There were some 4,000 photographers who submitted their photos for judging. The judging panel was made up of independent photographers and photo editors at Xinhua News Agency. There were some excellent speeches in Chinese about the development of Chinese photography. Joichi Ito spoke about Creative Commons licenses and about how to select them, while Dr. Maracke made an introduction to the CC licensing model, and how it has been implemented in some 80 countries, giving content creators some level of control over the degree of licensing they wanted to give.
Stewart Cheifet, who serves on the board of Creative Commons Mainland China, discussed how there are now new software programs which help content creators easily choose the license they want to grant.
Overall, the exhibition reached a perfect balance between photo appreciation/education and legal licensing. Photos were judged and voted on online which was made available through a Chinese language website for this event.
The whole event was covered by Sohu, the leading media sponsor, one of China’s leading news portals. Here is the Sohu article (in Chinese).
In the evening, I had dinner with Joichi Ito and the Sohu correspondent, Cherry Cheng, about how Creative Commons licensing lowers the costs of marketing for new content creators. By making low-resolution photos available for free, they can lower the very considerable costs of marketing their works. He told about how a new musician from Colombia released her vocals on the Internet, and found it incorporated into the music of other musicians, giving it far wider coverage than she would have had under traditional licensing methods.
Most who are new to the CC licensing model grant very limited rights, but when they become more comfortable with it, they grant more generous licensing terms, including commercial uses of their works. This is a strong trend.
Later on, we discussed some of the continuing misunderstandings between Japan and China, and how both sides needed to do more to build trust with each other. Aside from his involvement in the Creative Commons, Joichi also offered excellent insights into understanding Japanese politics, a subject which he covered very well in an article published by the New York Times.

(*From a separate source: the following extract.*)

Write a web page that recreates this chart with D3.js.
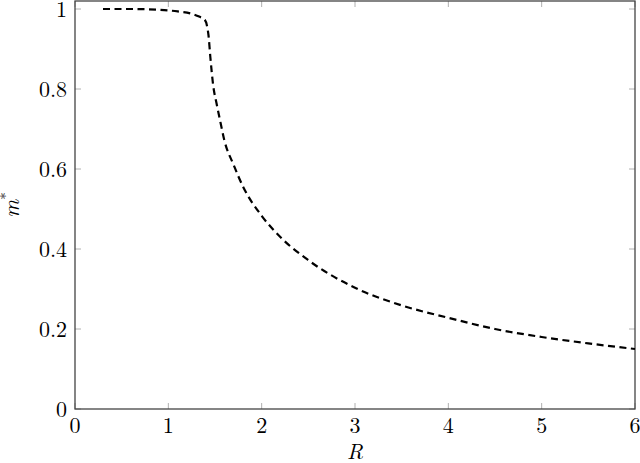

Creative Commons is becoming more active in China, which is a very good thing. The Chinese are used to getting beaten over the head by the US congress about IP violations; now it is apparent that even many Americans feel that the US copyright law, which is largely dictated by larger traditional media companies, is broken and needs to be fixed. Earlier on, I posted about Cory Doctorow’s visit to Beijing in September, which was very well received.
It is Monday morning in Beijing as I write this, and I see that Joi has already posted about the event on his blog.